DATA LINES »

************

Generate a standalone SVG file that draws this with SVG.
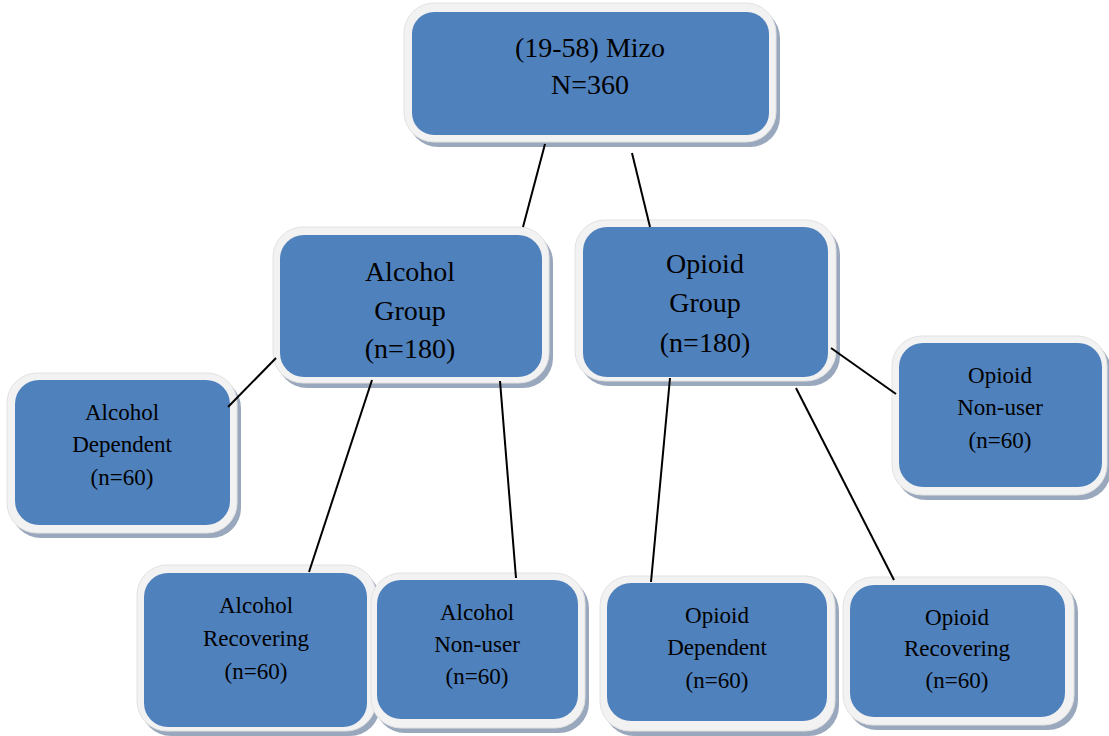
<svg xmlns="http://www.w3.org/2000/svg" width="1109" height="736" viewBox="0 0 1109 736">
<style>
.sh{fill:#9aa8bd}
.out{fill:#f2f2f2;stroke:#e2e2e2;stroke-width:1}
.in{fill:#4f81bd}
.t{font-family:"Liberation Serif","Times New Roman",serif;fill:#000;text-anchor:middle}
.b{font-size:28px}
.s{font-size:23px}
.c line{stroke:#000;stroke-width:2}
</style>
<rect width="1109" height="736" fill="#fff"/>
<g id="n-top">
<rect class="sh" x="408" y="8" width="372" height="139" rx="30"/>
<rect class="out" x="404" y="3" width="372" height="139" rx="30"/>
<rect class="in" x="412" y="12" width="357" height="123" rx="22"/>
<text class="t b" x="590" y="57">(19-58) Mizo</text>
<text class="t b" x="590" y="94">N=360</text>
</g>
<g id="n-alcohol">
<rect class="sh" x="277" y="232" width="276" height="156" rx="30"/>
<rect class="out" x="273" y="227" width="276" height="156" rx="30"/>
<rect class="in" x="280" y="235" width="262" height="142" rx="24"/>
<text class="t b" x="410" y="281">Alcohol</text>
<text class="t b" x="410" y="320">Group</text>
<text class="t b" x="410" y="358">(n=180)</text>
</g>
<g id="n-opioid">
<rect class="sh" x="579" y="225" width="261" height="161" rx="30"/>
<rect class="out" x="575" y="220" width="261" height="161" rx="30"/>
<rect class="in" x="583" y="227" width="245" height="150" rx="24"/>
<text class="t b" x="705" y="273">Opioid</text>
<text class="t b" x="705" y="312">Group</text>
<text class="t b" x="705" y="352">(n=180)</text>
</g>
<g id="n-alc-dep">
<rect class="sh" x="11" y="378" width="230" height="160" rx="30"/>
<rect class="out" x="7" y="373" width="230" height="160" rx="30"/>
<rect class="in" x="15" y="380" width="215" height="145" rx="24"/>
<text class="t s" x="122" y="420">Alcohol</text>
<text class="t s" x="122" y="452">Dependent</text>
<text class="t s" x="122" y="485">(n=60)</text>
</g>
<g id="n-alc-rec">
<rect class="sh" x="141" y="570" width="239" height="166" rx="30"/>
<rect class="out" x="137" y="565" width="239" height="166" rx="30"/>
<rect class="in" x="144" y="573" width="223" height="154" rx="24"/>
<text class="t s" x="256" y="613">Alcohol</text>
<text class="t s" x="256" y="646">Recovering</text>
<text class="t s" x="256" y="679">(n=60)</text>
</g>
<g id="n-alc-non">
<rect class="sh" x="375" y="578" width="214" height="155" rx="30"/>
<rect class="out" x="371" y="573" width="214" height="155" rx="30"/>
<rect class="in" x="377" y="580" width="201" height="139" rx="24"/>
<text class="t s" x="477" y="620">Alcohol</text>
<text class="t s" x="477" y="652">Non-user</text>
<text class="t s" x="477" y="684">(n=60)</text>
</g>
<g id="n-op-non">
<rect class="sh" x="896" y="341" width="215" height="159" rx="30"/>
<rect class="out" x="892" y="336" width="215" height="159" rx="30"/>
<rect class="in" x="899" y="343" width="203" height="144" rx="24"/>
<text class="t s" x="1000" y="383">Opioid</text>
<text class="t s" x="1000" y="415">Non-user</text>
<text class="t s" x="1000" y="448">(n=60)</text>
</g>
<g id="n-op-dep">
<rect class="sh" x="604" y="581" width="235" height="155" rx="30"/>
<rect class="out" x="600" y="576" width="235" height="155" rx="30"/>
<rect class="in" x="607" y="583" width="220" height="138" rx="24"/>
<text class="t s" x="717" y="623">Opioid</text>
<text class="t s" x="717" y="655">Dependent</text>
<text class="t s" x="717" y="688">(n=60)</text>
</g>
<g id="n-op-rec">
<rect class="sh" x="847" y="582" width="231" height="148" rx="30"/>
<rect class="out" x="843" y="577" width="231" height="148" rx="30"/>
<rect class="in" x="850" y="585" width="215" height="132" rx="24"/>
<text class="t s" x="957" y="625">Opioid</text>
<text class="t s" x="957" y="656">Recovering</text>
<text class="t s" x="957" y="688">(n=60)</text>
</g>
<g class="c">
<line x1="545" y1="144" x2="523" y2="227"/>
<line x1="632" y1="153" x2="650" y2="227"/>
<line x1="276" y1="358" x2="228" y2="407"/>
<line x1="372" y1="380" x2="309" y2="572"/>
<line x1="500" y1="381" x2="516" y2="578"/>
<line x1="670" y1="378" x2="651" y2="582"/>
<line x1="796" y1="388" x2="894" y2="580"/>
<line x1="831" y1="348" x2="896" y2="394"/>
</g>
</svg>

************

WHAT YOU NEED TO DO »
Set every line down exactly as written, leaving each picture out.

TASK RESULT »
Generate a standalone SVG file that draws this with SVG.
<svg xmlns="http://www.w3.org/2000/svg" width="1109" height="736" viewBox="0 0 1109 736">
<style>
.sh{fill:#9aa8bd}
.out{fill:#f2f2f2;stroke:#e2e2e2;stroke-width:1}
.in{fill:#4f81bd}
.t{font-family:"Liberation Serif","Times New Roman",serif;fill:#000;text-anchor:middle}
.b{font-size:28px}
.s{font-size:23px}
.c line{stroke:#000;stroke-width:2}
</style>
<rect width="1109" height="736" fill="#fff"/>
<g id="n-top">
<rect class="sh" x="408" y="8" width="372" height="139" rx="30"/>
<rect class="out" x="404" y="3" width="372" height="139" rx="30"/>
<rect class="in" x="412" y="12" width="357" height="123" rx="22"/>
<text class="t b" x="590" y="57">(19-58) Mizo</text>
<text class="t b" x="590" y="94">N=360</text>
</g>
<g id="n-alcohol">
<rect class="sh" x="277" y="232" width="276" height="156" rx="30"/>
<rect class="out" x="273" y="227" width="276" height="156" rx="30"/>
<rect class="in" x="280" y="235" width="262" height="142" rx="24"/>
<text class="t b" x="410" y="281">Alcohol</text>
<text class="t b" x="410" y="320">Group</text>
<text class="t b" x="410" y="358">(n=180)</text>
</g>
<g id="n-opioid">
<rect class="sh" x="579" y="225" width="261" height="161" rx="30"/>
<rect class="out" x="575" y="220" width="261" height="161" rx="30"/>
<rect class="in" x="583" y="227" width="245" height="150" rx="24"/>
<text class="t b" x="705" y="273">Opioid</text>
<text class="t b" x="705" y="312">Group</text>
<text class="t b" x="705" y="352">(n=180)</text>
</g>
<g id="n-alc-dep">
<rect class="sh" x="11" y="378" width="230" height="160" rx="30"/>
<rect class="out" x="7" y="373" width="230" height="160" rx="30"/>
<rect class="in" x="15" y="380" width="215" height="145" rx="24"/>
<text class="t s" x="122" y="420">Alcohol</text>
<text class="t s" x="122" y="452">Dependent</text>
<text class="t s" x="122" y="485">(n=60)</text>
</g>
<g id="n-alc-rec">
<rect class="sh" x="141" y="570" width="239" height="166" rx="30"/>
<rect class="out" x="137" y="565" width="239" height="166" rx="30"/>
<rect class="in" x="144" y="573" width="223" height="154" rx="24"/>
<text class="t s" x="256" y="613">Alcohol</text>
<text class="t s" x="256" y="646">Recovering</text>
<text class="t s" x="256" y="679">(n=60)</text>
</g>
<g id="n-alc-non">
<rect class="sh" x="375" y="578" width="214" height="155" rx="30"/>
<rect class="out" x="371" y="573" width="214" height="155" rx="30"/>
<rect class="in" x="377" y="580" width="201" height="139" rx="24"/>
<text class="t s" x="477" y="620">Alcohol</text>
<text class="t s" x="477" y="652">Non-user</text>
<text class="t s" x="477" y="684">(n=60)</text>
</g>
<g id="n-op-non">
<rect class="sh" x="896" y="341" width="215" height="159" rx="30"/>
<rect class="out" x="892" y="336" width="215" height="159" rx="30"/>
<rect class="in" x="899" y="343" width="203" height="144" rx="24"/>
<text class="t s" x="1000" y="383">Opioid</text>
<text class="t s" x="1000" y="415">Non-user</text>
<text class="t s" x="1000" y="448">(n=60)</text>
</g>
<g id="n-op-dep">
<rect class="sh" x="604" y="581" width="235" height="155" rx="30"/>
<rect class="out" x="600" y="576" width="235" height="155" rx="30"/>
<rect class="in" x="607" y="583" width="220" height="138" rx="24"/>
<text class="t s" x="717" y="623">Opioid</text>
<text class="t s" x="717" y="655">Dependent</text>
<text class="t s" x="717" y="688">(n=60)</text>
</g>
<g id="n-op-rec">
<rect class="sh" x="847" y="582" width="231" height="148" rx="30"/>
<rect class="out" x="843" y="577" width="231" height="148" rx="30"/>
<rect class="in" x="850" y="585" width="215" height="132" rx="24"/>
<text class="t s" x="957" y="625">Opioid</text>
<text class="t s" x="957" y="656">Recovering</text>
<text class="t s" x="957" y="688">(n=60)</text>
</g>
<g class="c">
<line x1="545" y1="144" x2="523" y2="227"/>
<line x1="632" y1="153" x2="650" y2="227"/>
<line x1="276" y1="358" x2="228" y2="407"/>
<line x1="372" y1="380" x2="309" y2="572"/>
<line x1="500" y1="381" x2="516" y2="578"/>
<line x1="670" y1="378" x2="651" y2="582"/>
<line x1="796" y1="388" x2="894" y2="580"/>
<line x1="831" y1="348" x2="896" y2="394"/>
</g>
</svg>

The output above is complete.